_What you have to do_.
Quote every line below exactly as it reads.

_Data_.
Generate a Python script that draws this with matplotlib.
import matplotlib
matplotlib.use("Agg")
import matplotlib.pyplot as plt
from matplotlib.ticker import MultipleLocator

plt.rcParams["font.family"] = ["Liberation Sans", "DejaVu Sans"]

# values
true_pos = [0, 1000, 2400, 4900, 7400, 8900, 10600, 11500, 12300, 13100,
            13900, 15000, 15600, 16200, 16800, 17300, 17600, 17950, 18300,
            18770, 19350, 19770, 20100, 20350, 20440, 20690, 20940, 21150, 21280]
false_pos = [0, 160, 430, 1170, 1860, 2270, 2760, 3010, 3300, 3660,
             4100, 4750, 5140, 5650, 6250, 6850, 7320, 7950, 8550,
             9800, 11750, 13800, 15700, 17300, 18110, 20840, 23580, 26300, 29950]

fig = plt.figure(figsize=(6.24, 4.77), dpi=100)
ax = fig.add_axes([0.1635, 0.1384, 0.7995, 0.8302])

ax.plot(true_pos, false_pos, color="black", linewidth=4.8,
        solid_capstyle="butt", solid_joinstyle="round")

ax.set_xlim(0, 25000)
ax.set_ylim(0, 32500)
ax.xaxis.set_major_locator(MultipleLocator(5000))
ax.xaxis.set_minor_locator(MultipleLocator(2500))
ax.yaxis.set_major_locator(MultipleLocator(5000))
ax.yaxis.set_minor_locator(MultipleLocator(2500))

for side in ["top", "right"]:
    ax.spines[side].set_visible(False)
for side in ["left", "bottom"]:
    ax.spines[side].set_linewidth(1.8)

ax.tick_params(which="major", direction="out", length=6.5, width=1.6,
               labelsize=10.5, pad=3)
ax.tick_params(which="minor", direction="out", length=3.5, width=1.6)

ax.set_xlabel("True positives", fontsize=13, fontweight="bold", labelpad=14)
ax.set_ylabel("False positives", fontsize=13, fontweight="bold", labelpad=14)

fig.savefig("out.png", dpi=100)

_Answer to the exercise_.
Generate a Python script that draws this with matplotlib.
import matplotlib
matplotlib.use("Agg")
import matplotlib.pyplot as plt
from matplotlib.ticker import MultipleLocator

plt.rcParams["font.family"] = ["Liberation Sans", "DejaVu Sans"]

# values
true_pos = [0, 1000, 2400, 4900, 7400, 8900, 10600, 11500, 12300, 13100,
            13900, 15000, 15600, 16200, 16800, 17300, 17600, 17950, 18300,
            18770, 19350, 19770, 20100, 20350, 20440, 20690, 20940, 21150, 21280]
false_pos = [0, 160, 430, 1170, 1860, 2270, 2760, 3010, 3300, 3660,
             4100, 4750, 5140, 5650, 6250, 6850, 7320, 7950, 8550,
             9800, 11750, 13800, 15700, 17300, 18110, 20840, 23580, 26300, 29950]

fig = plt.figure(figsize=(6.24, 4.77), dpi=100)
ax = fig.add_axes([0.1635, 0.1384, 0.7995, 0.8302])

ax.plot(true_pos, false_pos, color="black", linewidth=4.8,
        solid_capstyle="butt", solid_joinstyle="round")

ax.set_xlim(0, 25000)
ax.set_ylim(0, 32500)
ax.xaxis.set_major_locator(MultipleLocator(5000))
ax.xaxis.set_minor_locator(MultipleLocator(2500))
ax.yaxis.set_major_locator(MultipleLocator(5000))
ax.yaxis.set_minor_locator(MultipleLocator(2500))

for side in ["top", "right"]:
    ax.spines[side].set_visible(False)
for side in ["left", "bottom"]:
    ax.spines[side].set_linewidth(1.8)

ax.tick_params(which="major", direction="out", length=6.5, width=1.6,
               labelsize=10.5, pad=3)
ax.tick_params(which="minor", direction="out", length=3.5, width=1.6)

ax.set_xlabel("True positives", fontsize=13, fontweight="bold", labelpad=14)
ax.set_ylabel("False positives", fontsize=13, fontweight="bold", labelpad=14)

fig.savefig("out.png", dpi=100)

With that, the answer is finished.